Conclusion — AI Did Not Increase Software
Let us return to the beginning. AI is said to have significantly improved developer productivity, and many developers genuinely feel that change. At the same time, we have observed that expected changes do not appear in metrics such as PyPI. These two facts initially seemed contradictory, but through our discussion, it has become clear that they are not in conflict. Instead, they describe phenomena occurring at different layers.
AI has indeed enabled the creation of more software. However, that software does not appear in the forms we traditionally measure. It is not packaged for distribution, not submitted to app stores, and not integrated into public ecosystems. Instead, it is generated and consumed within personal workflows, internal systems, and one-time problem-solving processes. In this sense, AI has not increased the “quantity” of software so much as it has changed the “way” software exists.
This shift forces us to reconsider how we define and observe software itself. In the past, publicly shared and reusable code formed the core of the ecosystem. Now, personalized and immediately generated code has taken on a significant role. These two domains do not compete; they coexist with different purposes. And AI is dramatically expanding the latter. Without recognizing this, we remain trapped in the question of “why no change is visible.”
Ultimately, the core message of this article is straightforward. AI did not increase software. Instead, it dramatically increased software that never becomes visible to the world.
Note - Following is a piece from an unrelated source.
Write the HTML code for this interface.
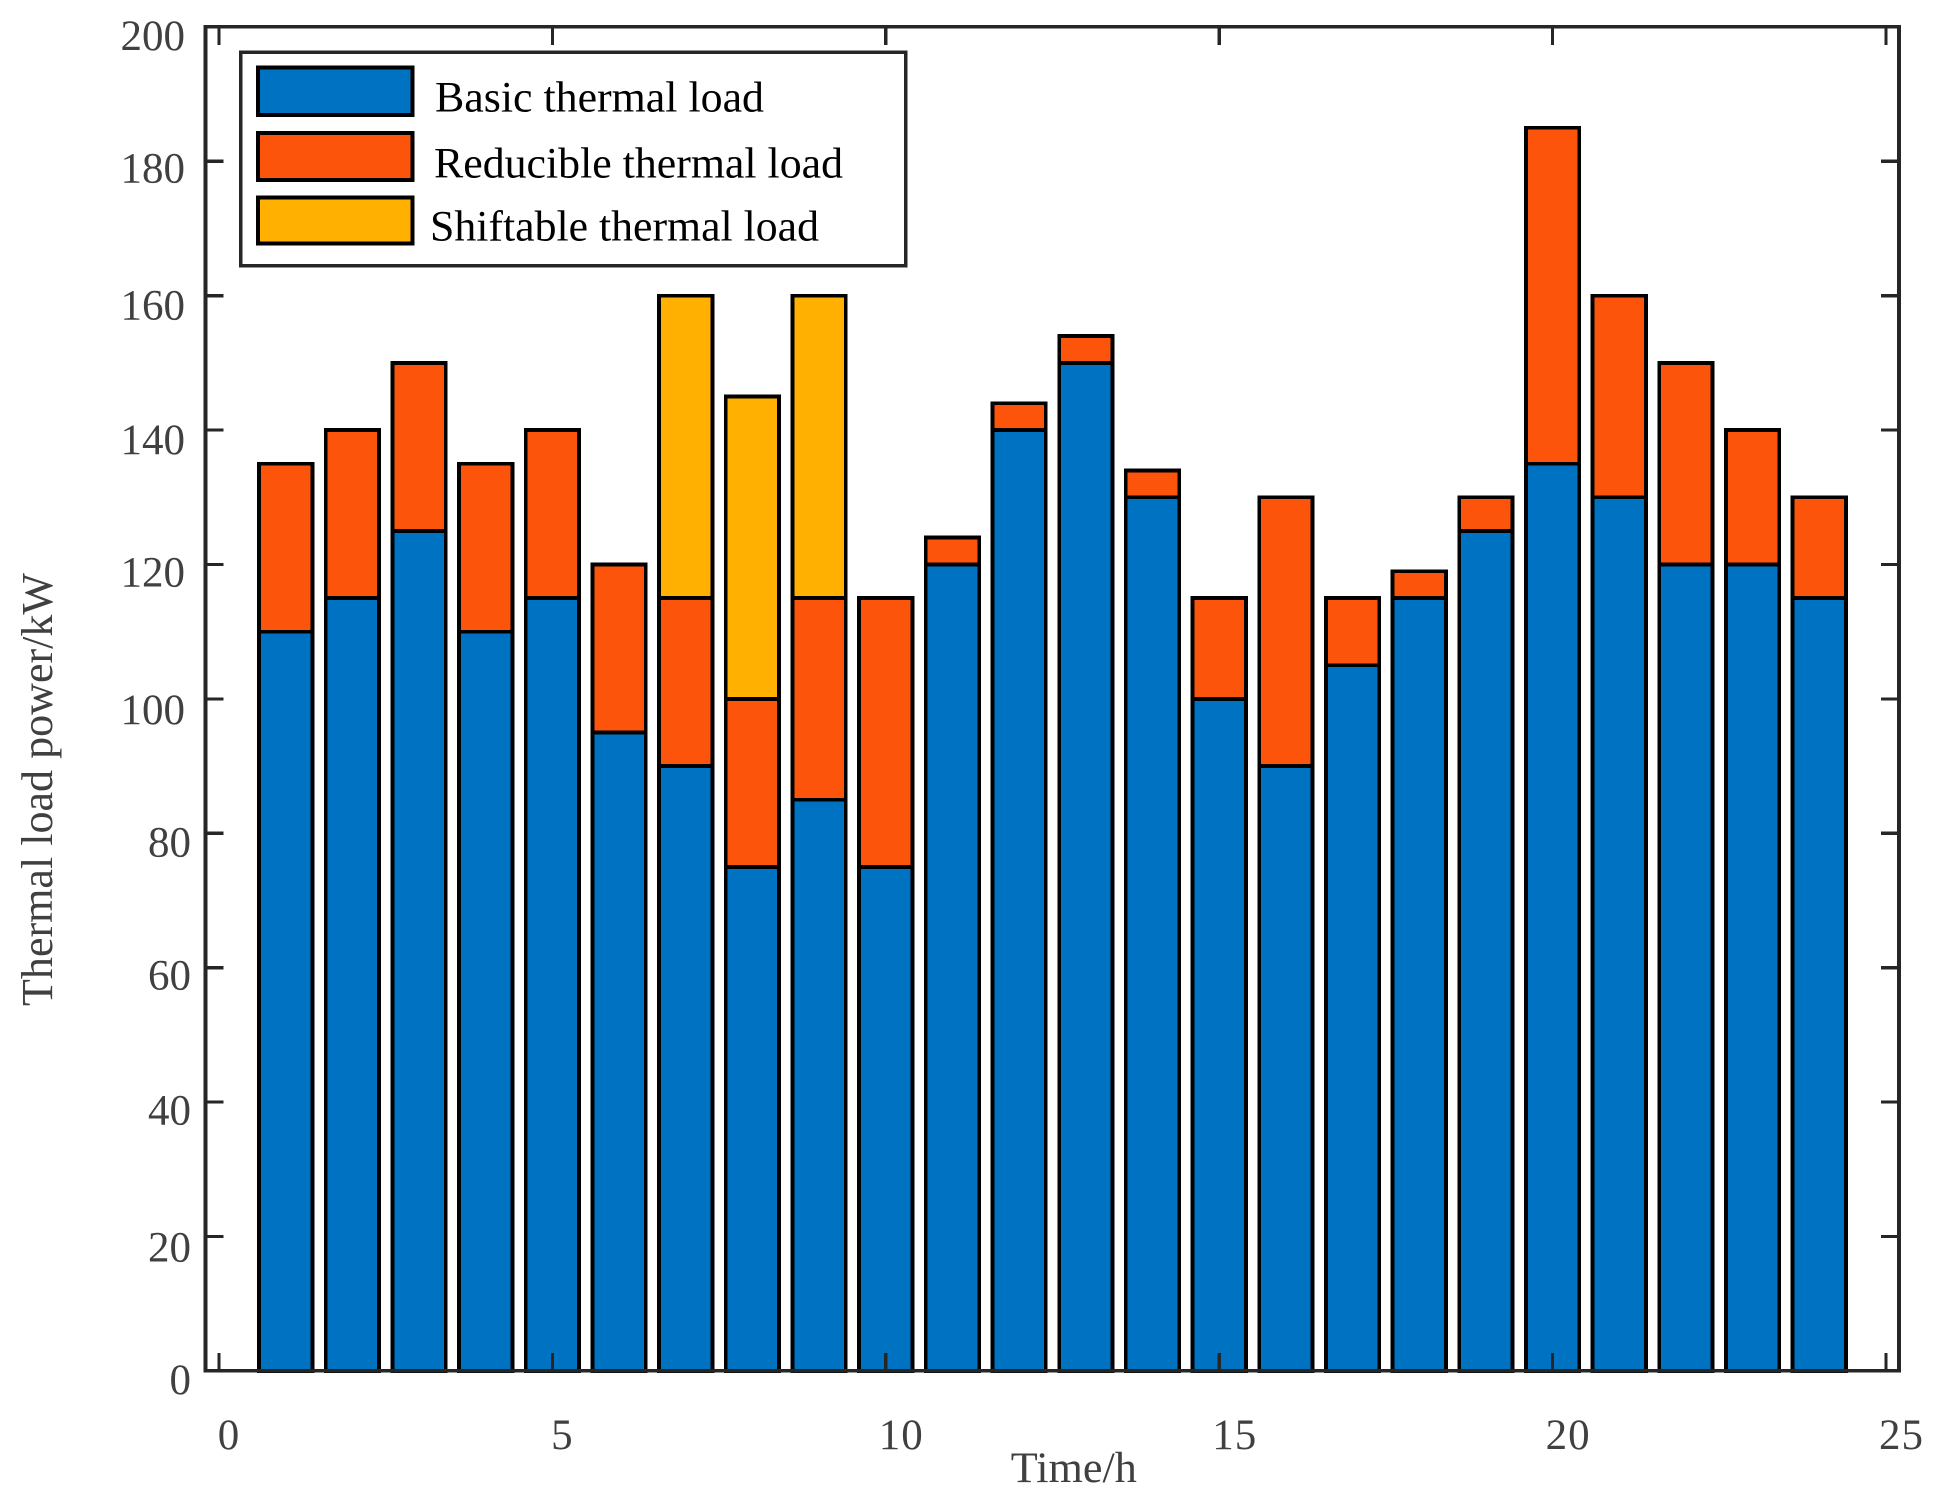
<!DOCTYPE html>
<html>
<head>
<meta charset="utf-8">
<title>Thermal load chart</title>
<style>
html,body{margin:0;padding:0;background:#fff;}
svg{display:block;font-family:"Liberation Serif",serif;}
rect,line{shape-rendering:crispEdges;}
</style>
</head>
<body>
<svg id="chart" xmlns="http://www.w3.org/2000/svg" width="1939" height="1499" viewBox="0 0 1939 1499">
<rect width="1939" height="1499" fill="#ffffff"/>
<g id="bars"></g>
<g id="axes"></g>
<text x="1073.8" y="1482" font-size="43" fill="#404040" text-anchor="middle" textLength="126" lengthAdjust="spacingAndGlyphs">Time/h</text>
<text transform="translate(52,789.5) rotate(-90)" font-size="44" fill="#404040" text-anchor="middle" textLength="433" lengthAdjust="spacingAndGlyphs">Thermal load power/kW</text>
<g>
<rect x="240.6" y="52" width="665" height="213.7" fill="#ffffff" stroke="#262626" stroke-width="3.5"/>
<rect x="258" y="67.5" width="154.5" height="47.5" fill="#0072C2" stroke="#000" stroke-width="3.8"/>
<text x="435" y="111.5" font-size="43" fill="#000" textLength="329" lengthAdjust="spacingAndGlyphs">Basic thermal load</text>
<rect x="258" y="133" width="154.5" height="47" fill="#FC540B" stroke="#000" stroke-width="3.8"/>
<text x="434" y="177.5" font-size="43" fill="#000" textLength="409" lengthAdjust="spacingAndGlyphs">Reducible thermal load</text>
<rect x="258" y="197.5" width="154.5" height="46" fill="#FFB000" stroke="#000" stroke-width="3.8"/>
<text x="430" y="240.5" font-size="43" fill="#000" textLength="389" lengthAdjust="spacingAndGlyphs">Shiftable thermal load</text>
</g>
</svg>
<script>
const hours = [1,2,3,4,5,6,7,8,9,10,11,12,13,14,15,16,17,18,19,20,21,22,23,24];
const basicLoad = [110,115,125,110,115,95,90,75,85,75,120,140,150,130,100,90,105,115,125,135,130,120,120,115];
const reducibleLoad = [25,25,25,25,25,25,25,25,30,40,4,4,4,4,15,40,10,4,5,50,30,30,20,15];
const shiftableLoad = [0,0,0,0,0,0,45,45,45,0,0,0,0,0,0,0,0,0,0,0,0,0,0,0];
const xTickValues = [0,5,10,15,20,25];
const yTickValues = [0,20,40,60,80,100,120,140,160,180,200];

const NS = 'http://www.w3.org/2000/svg';
const plot = {left: 205.5, right: 1899, top: 26.9, bottom: 1370.9};
const xScale = v => 219 + v * 66.68;
const yScale = v => plot.bottom - v * (plot.bottom - plot.top) / 200;
const barWidth = 0.8 * 66.68;
const yLabelBaselineShift = {0: 23, 20: 25, 40: 22.3, 60: 21.6, 80: 23.4, 100: 25, 120: 22, 140: 23.7, 160: 24, 180: 21, 200: 23};

function make(parent, tag, attrs, text) {
  const el = document.createElementNS(NS, tag);
  for (const k in attrs) el.setAttribute(k, attrs[k]);
  if (text !== undefined) el.textContent = text;
  parent.appendChild(el);
  return el;
}

const barsGroup = document.getElementById('bars');
const seriesList = [
  {key: 'basic', values: basicLoad, color: '#0072C2'},
  {key: 'reducible', values: reducibleLoad, color: '#FC540B'},
  {key: 'shiftable', values: shiftableLoad, color: '#FFB000'}
];
hours.forEach((h, i) => {
  let acc = 0;
  seriesList.forEach(s => {
    const v = s.values[i];
    if (v > 0) {
      const y1 = yScale(acc + v);
      const y0 = yScale(acc);
      const bar = make(barsGroup, 'rect', {
        x: xScale(h) - barWidth / 2,
        y: y1,
        width: barWidth,
        height: y0 - y1,
        fill: s.color,
        stroke: '#000',
        'stroke-width': 3.8
      });
      
      
    }
    acc += v;
  });
});

const axes = document.getElementById('axes');
const frame = make(axes, 'rect', {
  x: plot.left, y: plot.top,
  width: plot.right - plot.left, height: plot.bottom - plot.top,
  fill: 'none', stroke: '#262626', 'stroke-width': 3.6
});



const tickLen = 18;
xTickValues.forEach(v => {
  const x = xScale(v);
  const b = make(axes, 'line', {x1: x, x2: x, y1: plot.bottom, y2: plot.bottom - tickLen, stroke: '#262626', 'stroke-width': 3.2});
  
  
  const t = make(axes, 'line', {x1: x, x2: x, y1: plot.top, y2: plot.top + tickLen, stroke: '#262626', 'stroke-width': 3.2});
  
  
  const s = String(v);
  const lab = make(axes, 'text', {
    x: x + (s.length === 1 ? 9.5 : 15.5), y: 1449,
    'font-size': 43, fill: '#404040', 'text-anchor': 'middle', 'letter-spacing': s.length === 1 ? 0 : 1
  }, s);
  
  
});
yTickValues.forEach(v => {
  const y = yScale(v);
  const l = make(axes, 'line', {x1: plot.left, x2: plot.left + tickLen, y1: y, y2: y, stroke: '#262626', 'stroke-width': 3.2});
  
  
  const r = make(axes, 'line', {x1: plot.right, x2: plot.right - tickLen, y1: y, y2: y, stroke: '#262626', 'stroke-width': 3.2});
  
  
  const s = String(v);
  const shift = yLabelBaselineShift[v] === undefined ? 23 : yLabelBaselineShift[v];
  const lab = make(axes, 'text', {
    x: s.length === 3 ? 185 : 191, y: y + shift,
    'font-size': 43, fill: '#404040', 'text-anchor': 'end'
  }, s);
  
  
});
</script>
</body>
</html>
This statement may seem counterintuitive, but it provides the most accurate explanation of the observations we have examined. It also points toward a direction for the future. We can no longer rely solely on visible outputs to understand change. Instead, we must learn to recognize and interpret what is happening in the invisible layers.
At this point, the original question returns in a new form. In the age of AI, what should we build, and where should it exist? The answer is not yet fully defined, but one thing is clear. Software is still increasing. It is simply that our way of seeing it has not yet caught up.